The freshness, innocence and energy have faded by this time. (Of course his fingers were suffering -- you would not believe how he used to play! When I saw him live in Chicago and Albuquerque in '74 and '75 he would break strings, he played so hard, and just rip them out and keep going!) The vocal tracks are mainly in a mournful mode, without the earlier streak of humor. "Julie's House" (by Kottke) and "Here Comes That Rainbow Again" by Kris Kristofferson are great, both from the '83 record TIME STEP, on which T-Bone Burnett brought out Leo's country side. If you edit out the 7 vocal tracks, though, you've got 15 great instrumental tracks, and even if it's not as inspired as 6 & 12 or My FEET.. it's still fine.
If you're just getting into Leo, start with the earlier records. But this is an extensive selection from his "middle period" if you want to dig deeper."
Leo Kottke IS "essential" for anyone who loves guitar music!
R. Hutchinson | 08/30/2000
(5 out of 5 stars)
"Leo Kottke has his own style, and this CD is full of his astounding music. Its energy will make you vibrate by the time you finish listening to it, and its richness will sooth your soul. It's length gives endless variety from Kottke's guitar rhythm and skill to his unique songwriting style and voice. This is one CD that will make you feel you've found a treasure."
Not quite his best work---but a pretty good deal...
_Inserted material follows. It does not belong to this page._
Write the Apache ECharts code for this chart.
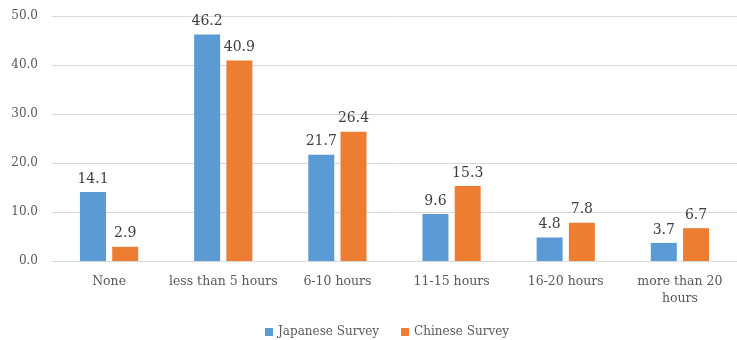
<!DOCTYPE html>
<html>
<head>
<meta charset="utf-8">
<script src="https://cdn.jsdelivr.net/npm/echarts@6/dist/echarts.min.js"></script>
<style>
  html, body { margin: 0; padding: 0; background: #fff; }
  #chart { width: 737px; height: 340px; }
</style>
</head>
<body>
<div id="chart"></div>
<script>
// Weekly hours categories and survey shares (%)
const categories = ['None', 'less than 5 hours', '6-10 hours', '11-15 hours', '16-20 hours', 'more than 20\nhours'];
const japaneseSurvey = [14.1, 46.2, 21.7, 9.6, 4.8, 3.7];
const chineseSurvey = [2.9, 40.9, 26.4, 15.3, 7.8, 6.7];
const seriesNames = ['Japanese Survey', 'Chinese Survey'];

const FONT = 'DejaVu Serif';
const chart = echarts.init(document.getElementById('chart'));

const labelStyle = {
  show: true,
  position: 'top',
  distance: 6,
  color: '#404040',
  fontFamily: FONT,
  fontSize: 14,
  formatter: p => p.value.toFixed(1)
};

chart.setOption({
  animation: false,
  textStyle: { fontFamily: FONT },
  grid: { left: 52, right: -7, top: 16, bottom: 79, containLabel: false },
  legend: {
    bottom: -3,
    left: 260,
    itemWidth: 8,
    itemHeight: 8,
    itemGap: 22,
    icon: 'rect',
    textStyle: { color: '#595959', fontFamily: FONT, fontSize: 12 },
    data: seriesNames
  },
  xAxis: {
    type: 'category',
    data: categories,
    axisLine: { show: true, lineStyle: { color: '#D9D9D9', width: 1 } },
    axisTick: { show: false },
    axisLabel: {
      color: '#595959',
      fontFamily: FONT,
      fontSize: 12.5,
      margin: 12,
      lineHeight: 17,
      interval: 0
    }
  },
  yAxis: {
    type: 'value',
    min: 0,
    max: 50,
    interval: 10,
    axisLine: { show: false },
    axisTick: { show: false },
    splitLine: { lineStyle: { color: '#D9D9D9', width: 1 } },
    axisLabel: {
      color: '#595959',
      fontFamily: FONT,
      fontSize: 12,
      margin: 14,
      formatter: v => v.toFixed(1)
    }
  },
  series: [
    {
      name: seriesNames[0],
      type: 'bar',
      data: japaneseSurvey,
      barWidth: 26,
      barGap: '24%',
      itemStyle: { color: '#5B9BD5' },
      label: labelStyle
    },
    {
      name: seriesNames[1],
      type: 'bar',
      data: chineseSurvey,
      barWidth: 26,
      barGap: '24%',
      itemStyle: { color: '#ED7D31' },
      label: labelStyle
    }
  ]
});
</script>
</body>
</html>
William E. Adams | Midland, Texas USA | 12/12/2003
(4 out of 5 stars)
"Read the reviews posted earlier than mine for details on this CD and its strengths and flaws. I like his earlier work on Capitol Records better, especially when he vocalizes, but there are lots of great guitar moments preserved here from his time on the Chrysalis label, 1976-83. He still played uptempo, he still sounded like he was handling two guitars at once, and he still exhibited wide-ranging tastes, from Buddy Holly's "Learning the Game' to Santo and Johnny's "Sleepwalk" and the Everly Brothers' "All I Have to Do is Dream." Here you get a Kris Kristofferson song, a Sons of the Pioneers tune, a song associated with Robert Earl Keen, although not written by him, and 13 Leo originals. Worth the dough, but if you can get the Capitol releases instead, go for them first."
Some of Kottke's best
B. Niedt | Cherry Hill, NJ United States | 08/02/2002
(4 out of 5 stars)
"This is a fine sampling of Kottke's Chrysalis years (about 1977-1983) - his "middle period", before his nearly career-ending hand injury. There are more vocal tracks here than I would have liked (don't forget his famous "geese farts" quote) but there's enough technically fine work to keep any fan of Kottke, and guitar music in general, satisfied. ("Airproofing" is one of the finest two minutes of acoustic guitar I have ever heard.) I'm still a bigger fan of his earlier Takoma/Capitol work, though, and the Rhino 2-CD anthology is a more comprehensive career overview (it also includes the Chrysalis period). But this is still a tasty collection, and I'm listening to it now as I write. You can't go wrong by it."